Proposed 3-year outcomes include:
- Scaling partners and stakeholders in seven countries use improved knowledge systems and data to inform at least five evidence-based investments supporting aquatic food systems transformation.
- Improved management and co-production of sustainable development pathways secure rights and livelihood benefits for 100,000 small-scale actors in aquatic food systems in Asia-Pacific and bring more nutritious diets to 700,000 people.
- Improved food, livelihood, water and environmental performance in multifunctional land and water systems in Myanmar, Cambodia, Ghana and Zambia.
- At least two of tilapia, carp and catfish strains demonstrate increased productivity (30% increase) and environmental performance (25% reduction in greenhouse gas emission) in one African and two Asian countries.

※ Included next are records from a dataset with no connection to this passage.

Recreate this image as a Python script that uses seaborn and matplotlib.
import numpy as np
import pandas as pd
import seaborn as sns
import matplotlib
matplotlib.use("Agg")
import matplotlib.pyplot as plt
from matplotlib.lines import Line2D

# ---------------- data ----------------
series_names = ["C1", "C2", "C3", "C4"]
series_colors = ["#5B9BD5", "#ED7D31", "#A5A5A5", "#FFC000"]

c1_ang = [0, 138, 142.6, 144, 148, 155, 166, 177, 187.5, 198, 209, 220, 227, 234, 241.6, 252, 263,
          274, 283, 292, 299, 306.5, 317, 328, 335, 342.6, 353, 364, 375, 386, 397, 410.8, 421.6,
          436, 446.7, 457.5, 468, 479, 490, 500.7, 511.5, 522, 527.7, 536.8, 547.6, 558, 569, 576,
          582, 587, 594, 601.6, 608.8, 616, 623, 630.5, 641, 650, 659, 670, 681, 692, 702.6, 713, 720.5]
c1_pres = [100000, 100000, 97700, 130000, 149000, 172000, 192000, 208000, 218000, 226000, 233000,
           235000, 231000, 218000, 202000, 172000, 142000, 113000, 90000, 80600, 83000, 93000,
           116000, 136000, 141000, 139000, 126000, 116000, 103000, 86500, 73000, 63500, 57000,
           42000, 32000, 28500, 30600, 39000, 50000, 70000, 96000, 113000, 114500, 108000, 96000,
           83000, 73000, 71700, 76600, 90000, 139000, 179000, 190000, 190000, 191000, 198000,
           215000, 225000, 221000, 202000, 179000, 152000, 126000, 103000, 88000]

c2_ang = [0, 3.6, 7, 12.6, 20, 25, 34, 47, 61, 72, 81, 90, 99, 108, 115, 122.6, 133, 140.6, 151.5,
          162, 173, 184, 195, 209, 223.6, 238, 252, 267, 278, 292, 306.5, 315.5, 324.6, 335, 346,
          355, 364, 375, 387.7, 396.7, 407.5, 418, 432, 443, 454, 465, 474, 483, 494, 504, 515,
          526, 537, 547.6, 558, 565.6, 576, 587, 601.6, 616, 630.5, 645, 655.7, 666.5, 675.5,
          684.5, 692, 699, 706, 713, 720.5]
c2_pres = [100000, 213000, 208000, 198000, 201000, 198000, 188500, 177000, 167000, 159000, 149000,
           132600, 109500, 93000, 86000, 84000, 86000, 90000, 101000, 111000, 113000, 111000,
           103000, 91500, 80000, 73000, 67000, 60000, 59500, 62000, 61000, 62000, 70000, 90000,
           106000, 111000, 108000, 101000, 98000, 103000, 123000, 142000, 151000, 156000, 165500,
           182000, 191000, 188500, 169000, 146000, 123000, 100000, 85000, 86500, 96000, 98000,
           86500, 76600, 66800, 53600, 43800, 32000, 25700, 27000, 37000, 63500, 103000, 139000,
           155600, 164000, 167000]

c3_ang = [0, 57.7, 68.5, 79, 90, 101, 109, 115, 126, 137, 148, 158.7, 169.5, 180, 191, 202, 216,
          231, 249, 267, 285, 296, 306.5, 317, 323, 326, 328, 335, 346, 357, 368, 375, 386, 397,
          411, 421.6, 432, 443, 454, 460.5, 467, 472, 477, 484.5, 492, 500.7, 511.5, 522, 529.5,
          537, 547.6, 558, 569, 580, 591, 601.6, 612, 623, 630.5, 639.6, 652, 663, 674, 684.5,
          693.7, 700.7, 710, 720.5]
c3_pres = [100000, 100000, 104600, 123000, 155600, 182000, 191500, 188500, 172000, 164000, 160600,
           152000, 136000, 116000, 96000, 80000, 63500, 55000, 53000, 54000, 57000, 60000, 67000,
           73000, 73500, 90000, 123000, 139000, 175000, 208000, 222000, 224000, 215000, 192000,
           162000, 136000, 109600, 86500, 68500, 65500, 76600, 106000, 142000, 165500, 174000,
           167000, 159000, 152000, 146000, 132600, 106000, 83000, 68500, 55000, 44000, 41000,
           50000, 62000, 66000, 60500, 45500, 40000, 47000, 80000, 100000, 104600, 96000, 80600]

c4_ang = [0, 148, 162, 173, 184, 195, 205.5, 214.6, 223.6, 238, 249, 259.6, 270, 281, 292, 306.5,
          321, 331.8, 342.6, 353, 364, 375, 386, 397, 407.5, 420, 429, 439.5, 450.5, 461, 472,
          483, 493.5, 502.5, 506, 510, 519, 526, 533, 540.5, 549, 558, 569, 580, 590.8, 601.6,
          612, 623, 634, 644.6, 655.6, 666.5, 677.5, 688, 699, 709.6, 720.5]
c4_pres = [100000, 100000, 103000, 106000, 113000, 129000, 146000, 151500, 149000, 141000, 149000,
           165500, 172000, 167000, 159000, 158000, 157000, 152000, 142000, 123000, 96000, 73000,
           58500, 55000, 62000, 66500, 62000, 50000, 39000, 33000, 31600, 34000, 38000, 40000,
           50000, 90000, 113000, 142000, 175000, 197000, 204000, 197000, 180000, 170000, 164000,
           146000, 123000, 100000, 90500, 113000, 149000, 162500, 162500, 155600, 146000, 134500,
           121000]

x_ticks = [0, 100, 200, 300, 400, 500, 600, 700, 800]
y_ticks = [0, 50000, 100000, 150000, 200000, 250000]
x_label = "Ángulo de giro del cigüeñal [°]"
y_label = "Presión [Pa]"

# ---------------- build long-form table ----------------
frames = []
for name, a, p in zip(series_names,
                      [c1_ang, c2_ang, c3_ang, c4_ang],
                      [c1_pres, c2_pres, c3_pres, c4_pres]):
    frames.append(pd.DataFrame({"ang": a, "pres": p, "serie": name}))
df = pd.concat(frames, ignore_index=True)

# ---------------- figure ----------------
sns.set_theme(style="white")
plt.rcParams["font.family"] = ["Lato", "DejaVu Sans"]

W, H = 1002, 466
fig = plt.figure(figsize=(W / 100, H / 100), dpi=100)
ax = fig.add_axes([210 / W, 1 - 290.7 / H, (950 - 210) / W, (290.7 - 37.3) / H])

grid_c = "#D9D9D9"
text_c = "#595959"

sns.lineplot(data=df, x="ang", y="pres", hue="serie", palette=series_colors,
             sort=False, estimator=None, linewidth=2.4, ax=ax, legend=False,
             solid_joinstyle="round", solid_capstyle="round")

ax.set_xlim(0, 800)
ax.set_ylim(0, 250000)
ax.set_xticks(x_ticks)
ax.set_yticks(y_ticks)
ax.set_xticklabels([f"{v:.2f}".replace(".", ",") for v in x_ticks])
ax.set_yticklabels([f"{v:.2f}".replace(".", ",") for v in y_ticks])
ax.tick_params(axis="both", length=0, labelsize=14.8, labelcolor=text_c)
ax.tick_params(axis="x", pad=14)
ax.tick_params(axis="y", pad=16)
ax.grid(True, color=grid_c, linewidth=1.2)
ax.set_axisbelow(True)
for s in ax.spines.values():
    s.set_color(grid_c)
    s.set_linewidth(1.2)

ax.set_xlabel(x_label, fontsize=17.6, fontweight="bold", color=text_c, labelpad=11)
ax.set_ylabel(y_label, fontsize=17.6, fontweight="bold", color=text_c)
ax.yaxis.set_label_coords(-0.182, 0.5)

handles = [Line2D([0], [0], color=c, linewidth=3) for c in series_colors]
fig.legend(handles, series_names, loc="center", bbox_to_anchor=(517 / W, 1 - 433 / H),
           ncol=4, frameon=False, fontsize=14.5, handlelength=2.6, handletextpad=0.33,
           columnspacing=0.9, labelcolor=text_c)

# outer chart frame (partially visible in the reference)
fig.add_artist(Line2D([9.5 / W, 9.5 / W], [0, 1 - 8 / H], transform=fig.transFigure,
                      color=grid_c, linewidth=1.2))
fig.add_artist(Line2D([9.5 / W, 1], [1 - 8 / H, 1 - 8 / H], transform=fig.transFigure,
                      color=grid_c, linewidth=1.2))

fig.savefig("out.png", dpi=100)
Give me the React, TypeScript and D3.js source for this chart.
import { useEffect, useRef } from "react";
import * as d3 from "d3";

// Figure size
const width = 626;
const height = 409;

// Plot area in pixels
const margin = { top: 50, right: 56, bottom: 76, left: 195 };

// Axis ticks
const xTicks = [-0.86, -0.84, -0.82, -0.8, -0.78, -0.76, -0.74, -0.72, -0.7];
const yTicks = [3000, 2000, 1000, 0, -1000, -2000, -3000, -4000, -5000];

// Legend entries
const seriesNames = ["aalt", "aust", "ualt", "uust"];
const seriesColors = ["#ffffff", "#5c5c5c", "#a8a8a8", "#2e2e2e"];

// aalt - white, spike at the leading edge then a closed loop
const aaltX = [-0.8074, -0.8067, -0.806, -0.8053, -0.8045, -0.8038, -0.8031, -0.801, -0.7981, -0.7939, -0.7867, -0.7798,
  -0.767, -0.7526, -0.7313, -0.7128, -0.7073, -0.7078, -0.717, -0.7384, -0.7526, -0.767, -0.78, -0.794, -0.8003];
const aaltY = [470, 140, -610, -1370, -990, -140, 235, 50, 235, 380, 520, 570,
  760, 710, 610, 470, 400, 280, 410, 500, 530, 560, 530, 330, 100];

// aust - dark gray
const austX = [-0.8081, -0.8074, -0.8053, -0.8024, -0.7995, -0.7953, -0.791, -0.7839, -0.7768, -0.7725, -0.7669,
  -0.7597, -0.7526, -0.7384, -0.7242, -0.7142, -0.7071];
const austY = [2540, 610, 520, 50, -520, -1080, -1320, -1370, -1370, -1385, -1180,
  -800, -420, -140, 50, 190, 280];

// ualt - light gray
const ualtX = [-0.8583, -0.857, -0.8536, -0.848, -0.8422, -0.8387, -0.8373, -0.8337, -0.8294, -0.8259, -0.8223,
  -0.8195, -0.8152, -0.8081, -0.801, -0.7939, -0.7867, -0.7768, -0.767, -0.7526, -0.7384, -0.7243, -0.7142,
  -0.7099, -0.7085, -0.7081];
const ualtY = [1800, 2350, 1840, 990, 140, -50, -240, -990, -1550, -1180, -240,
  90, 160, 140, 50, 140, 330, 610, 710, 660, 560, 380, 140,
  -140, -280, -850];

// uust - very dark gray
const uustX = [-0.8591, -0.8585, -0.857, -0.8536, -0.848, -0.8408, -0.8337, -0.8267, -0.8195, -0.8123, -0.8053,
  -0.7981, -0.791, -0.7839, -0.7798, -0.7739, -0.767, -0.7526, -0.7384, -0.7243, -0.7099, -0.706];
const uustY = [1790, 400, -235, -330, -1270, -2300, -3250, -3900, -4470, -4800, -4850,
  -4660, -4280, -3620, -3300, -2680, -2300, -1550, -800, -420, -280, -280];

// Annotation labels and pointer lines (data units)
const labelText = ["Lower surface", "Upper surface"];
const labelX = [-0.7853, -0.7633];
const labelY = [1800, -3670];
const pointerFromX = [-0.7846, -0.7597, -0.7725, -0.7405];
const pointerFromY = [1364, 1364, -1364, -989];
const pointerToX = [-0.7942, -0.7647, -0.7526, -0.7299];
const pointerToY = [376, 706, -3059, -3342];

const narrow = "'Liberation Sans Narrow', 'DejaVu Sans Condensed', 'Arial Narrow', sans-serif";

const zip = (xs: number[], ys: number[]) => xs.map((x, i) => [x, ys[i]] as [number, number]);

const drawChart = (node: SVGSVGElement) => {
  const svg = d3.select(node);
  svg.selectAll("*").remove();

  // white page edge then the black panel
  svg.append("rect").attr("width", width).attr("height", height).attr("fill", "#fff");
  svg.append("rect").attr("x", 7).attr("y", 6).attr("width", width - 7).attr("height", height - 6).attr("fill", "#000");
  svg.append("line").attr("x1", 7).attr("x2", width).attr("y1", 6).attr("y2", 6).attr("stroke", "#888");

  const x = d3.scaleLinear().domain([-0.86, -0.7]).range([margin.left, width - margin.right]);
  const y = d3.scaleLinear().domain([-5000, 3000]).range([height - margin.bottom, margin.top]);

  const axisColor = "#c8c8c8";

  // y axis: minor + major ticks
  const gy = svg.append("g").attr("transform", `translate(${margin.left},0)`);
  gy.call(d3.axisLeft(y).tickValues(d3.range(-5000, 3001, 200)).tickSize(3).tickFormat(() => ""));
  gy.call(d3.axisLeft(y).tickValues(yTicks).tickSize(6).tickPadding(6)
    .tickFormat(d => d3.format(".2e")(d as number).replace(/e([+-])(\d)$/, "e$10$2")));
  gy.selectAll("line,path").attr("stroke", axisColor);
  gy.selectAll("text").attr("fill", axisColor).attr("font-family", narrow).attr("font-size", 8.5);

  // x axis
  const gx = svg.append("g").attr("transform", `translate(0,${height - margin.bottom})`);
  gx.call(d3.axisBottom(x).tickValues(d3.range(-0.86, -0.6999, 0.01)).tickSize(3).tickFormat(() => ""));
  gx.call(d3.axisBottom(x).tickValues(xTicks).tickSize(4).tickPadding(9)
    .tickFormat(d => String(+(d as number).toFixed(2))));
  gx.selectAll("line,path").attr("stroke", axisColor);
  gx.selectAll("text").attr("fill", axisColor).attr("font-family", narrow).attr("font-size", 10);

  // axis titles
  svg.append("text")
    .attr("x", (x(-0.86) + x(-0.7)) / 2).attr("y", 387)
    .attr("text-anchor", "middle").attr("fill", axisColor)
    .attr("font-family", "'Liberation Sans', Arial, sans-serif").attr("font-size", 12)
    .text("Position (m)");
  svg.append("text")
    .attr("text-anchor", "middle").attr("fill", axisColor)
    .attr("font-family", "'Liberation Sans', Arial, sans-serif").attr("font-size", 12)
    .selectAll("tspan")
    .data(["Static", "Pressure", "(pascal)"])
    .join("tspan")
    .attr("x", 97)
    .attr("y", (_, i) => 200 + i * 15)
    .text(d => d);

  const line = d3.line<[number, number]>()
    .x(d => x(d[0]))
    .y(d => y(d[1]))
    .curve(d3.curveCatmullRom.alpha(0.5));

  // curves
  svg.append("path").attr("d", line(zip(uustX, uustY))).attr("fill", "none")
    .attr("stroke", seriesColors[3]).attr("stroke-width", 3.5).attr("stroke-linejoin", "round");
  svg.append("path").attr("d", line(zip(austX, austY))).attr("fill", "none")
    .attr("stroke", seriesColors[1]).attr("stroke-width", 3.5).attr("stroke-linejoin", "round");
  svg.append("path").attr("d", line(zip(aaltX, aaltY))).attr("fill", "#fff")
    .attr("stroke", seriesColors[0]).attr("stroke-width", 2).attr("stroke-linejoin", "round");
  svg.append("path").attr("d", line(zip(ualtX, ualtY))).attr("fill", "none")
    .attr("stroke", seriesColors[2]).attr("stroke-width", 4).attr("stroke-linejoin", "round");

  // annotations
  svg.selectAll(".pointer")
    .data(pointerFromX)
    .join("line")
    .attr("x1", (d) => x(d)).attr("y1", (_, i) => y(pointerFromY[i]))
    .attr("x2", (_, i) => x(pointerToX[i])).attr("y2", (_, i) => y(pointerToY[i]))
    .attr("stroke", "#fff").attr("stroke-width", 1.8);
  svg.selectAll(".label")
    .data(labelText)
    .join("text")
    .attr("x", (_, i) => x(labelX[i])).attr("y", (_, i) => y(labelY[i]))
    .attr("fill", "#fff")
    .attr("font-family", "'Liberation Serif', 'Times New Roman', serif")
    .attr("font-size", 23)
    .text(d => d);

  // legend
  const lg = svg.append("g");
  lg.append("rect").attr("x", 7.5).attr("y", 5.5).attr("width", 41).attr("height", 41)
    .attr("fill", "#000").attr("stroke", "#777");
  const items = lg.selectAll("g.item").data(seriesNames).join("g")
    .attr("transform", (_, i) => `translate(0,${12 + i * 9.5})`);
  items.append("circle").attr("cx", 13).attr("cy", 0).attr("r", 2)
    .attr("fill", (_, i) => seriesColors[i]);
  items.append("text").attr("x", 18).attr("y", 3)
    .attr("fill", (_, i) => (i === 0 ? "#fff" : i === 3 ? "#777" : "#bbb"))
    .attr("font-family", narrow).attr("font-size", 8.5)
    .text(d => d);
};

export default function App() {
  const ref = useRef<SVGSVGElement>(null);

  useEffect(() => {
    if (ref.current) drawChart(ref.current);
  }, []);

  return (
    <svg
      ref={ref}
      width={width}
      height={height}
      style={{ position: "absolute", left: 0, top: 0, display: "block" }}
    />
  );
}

- Aquatic food system labs are operational in the Solomon Islands, Bangladesh and Zambia and increase national innovation systems’ ability to identify, evaluate and scale socio-technical innovations.
Projected impacts and benefits include:
|NUTRITION, HEALTH & FOOD SECURITY
Increased production supported by resilient aquatic food system innovations ensure 4 million people in target countries meet their minimum micronutrient requirements, reducing micronutrient deficiencies that can lead to disease and death, particularly for pregnant and lactating women and for children under five.
|POVERTY REDUCTION, LIVELIHOODS & JOBS
Improvements to fish strains, farming practices and natural resource management provide benefits to 7 million farmers and fishers in target countries, increasing and stabilizing their income through inclusive and sustainable jobs and resilient livelihood opportunities created in aquatic food systems.
|GENDER EQUALITY, YOUTH & SOCIAL INCLUSION
Gender-transformative strategies to enhance integrated food, livelihood and water-use outcomes in multifunctional land- and waterscapes are adopted by national stakeholders in two Asian and two African countries, benefiting 3.5 million women formally and informally employed in aquaculture and fisheries.
|CLIMATE ADAPTATION & MITIGATION
Adoption of improved aquaculture management delivers substantial reductions in greenhouse gas emissions and improvements in water and nutrient use efficiencies, saving 5.28 tons in CO2 equivalent emissions per year.
|ENVIRONMENTAL HEALTH & BIODIVERSITY
Through community engagement and the adoption of more sustainable production and management practices for aquatic food systems in coastal and inland ecosystems, including deltas, 3.85 million hectares of coastal habitat are brought under improved management by 2030.
Projected benefits are a way to illustrate reasonable orders of magnitude for impacts which could arise as a result of the impact pathways set out in the Initiative’s theories of change. In line with the 2030 Research and Innovation Strategy, Initiatives contribute to these impact pathways, along with other partners and stakeholders. CGIAR does not deliver impact alone. These projections therefore estimate plausible levels of impact to which CGIAR, with partners, contribute. They do not estimate CGIAR’s attributable share of the different impact pathways.